In these last four or five days I've had some strange symptoms that may or may not be related to the fact that I've taken myself off wheat and processed sugars. I've been feeling somewhat dizzy/disoriented a few times. When I'm sitting down I feel like I'm falling over backward (slightly). I've been extremely sensitive to odors...when I got my hair cut this week the hairspray made me feel weird. I'm worried my house is contaminated or something.
When I'm outside I feel fine. Driving, I feel fine. I was at a friend's house yesterday and I felt find after about an hour of being there.
The other night I ate apple crisp w/ organic whipped cream and felt fantastic! Slept like a baby!
Some other symptoms that I've just now thought of: when I drink too much caffeine my lips get tingly. My right eye has been swelling up and is really itchy. I put that down to eating peanuts too much. My eyes just feel pretty heavy to me, but I'm not sleepy.

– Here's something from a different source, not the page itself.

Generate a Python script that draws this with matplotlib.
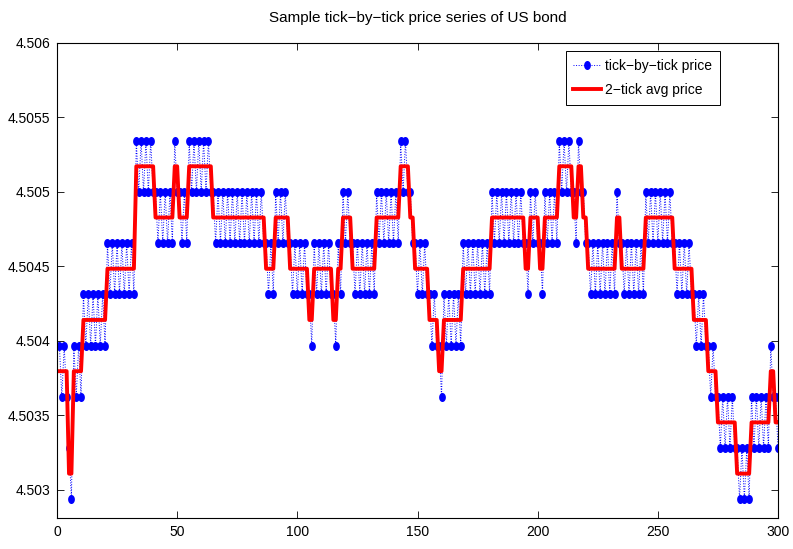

I just don't want to feel like I'm not myself. I don't want to suffer. I hate pain. Don't we all? I just got over my frozen shoulder last year and the pain from that has improved 99%! I don't want to go back to that. I catch myself watching my little girls when they're not looking and wondering if I'm going to be around to watch them grow up. Is that stupid? Especially when I don't know what is wrong, right?
A few weeks ago before all this happened I was really focused on maybe moving to a new house, looking at new places to go to, getting adventurous, planning my 45th birthday canoe trip in the Boundary Waters, focusing on eating right and getting some exercise. And I even started listening to Women's Bible Study from CA. I felt like I might have some hope in this life I chose. Now I'm not sure.
Every little twinge I get, I'm over-analyzing. I guess I need a project and extra prayer.
I'll continue this after I chat with the doctor and the endocrinologist. Any thoughts?